The answer to the former seems to be “yes.” Trump kept his Twitter account busy throughout the weekend (his first posts as president were lines from his speech) and that seems unlikely to change. What remains to be seen is how well Trump governs. “We will confront hardships,” he said, “but we will get the job done.”
What might that job look like? On Inauguration Day, The Wall Street Journal asked several prominent Americans what they expected from Trump. Their views are worth noting.
Sen. Ben Sasse, R-Neb., said his hope is that Trump “succeeds in putting serious constitutionalists on the Supreme Court,” adding that “I believe that Mr. Trump will nominate a qualified, conservative justice for the court” to replace Justice Antonin Scalia, who died 11 months ago.

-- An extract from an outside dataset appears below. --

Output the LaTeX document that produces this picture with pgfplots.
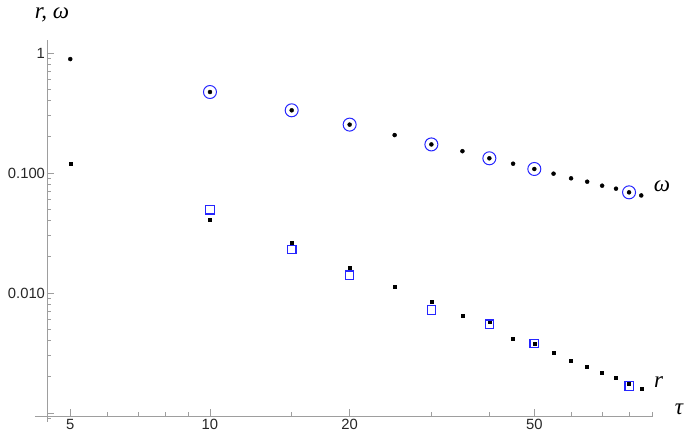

Andrew Ferguson, senior editor at the Weekly Standard, said the candidate “who campaigned as a sociopath shows signs he may yet govern as one,” but also said that based on what has transpired in the past 18 months, “only an idiot would bet against Donald Trump.”
“If, over the next few years, parents begin to feel they’ve regained control of their children’s schools,” Ferguson said, “if wages start to rise and business owners feel liberated from the dead hand of overregulation, if the military recovers its strength and selfconfidence —then Mr. Trump’s ignorance and vulgarity won’t matter.”
Businessman Charles Koch suggested the president eliminate cronyism for the politically well-connected, embrace common-sense solutions to such things as the criminal justice system, encourage innovation in areas such as education and health care, and “always listen, especially to those who disagree.”
Former Democratic U.S. Sen. Jim Webb of Virginia encouraged Trump to “break the damaging ‘turnstile’ that has given an unelected elite far too much power,” and to reset the national conversation on race, which he said is “mired in the biracial dialogue of the 1960s, while our challenges have become multiracial and mixed with reverse discrimination.”
The Journal also asked former Oklahoma Sen. Tom Coburn, R-Muskogee, for his thoughts. Coburn said he hopes for a restoration of a constitutionally limited government and for the administration to look closely at government waste — he put the total at $400 billion per year — and take that case to the people. He also hopes Trump will endorse a convention of the states to limit the reach of government.
And, Coburn said he’d like to see Trump be a real outsider in one other regard.
“Fixing what is broken in Washington is not hard if your own political future is not your primary concern,” he said. “If Mr. Trump is committed to the big changes America needs, we will never see him worry about the next election.”
We’ll see in the next four years whether that proves to be the case.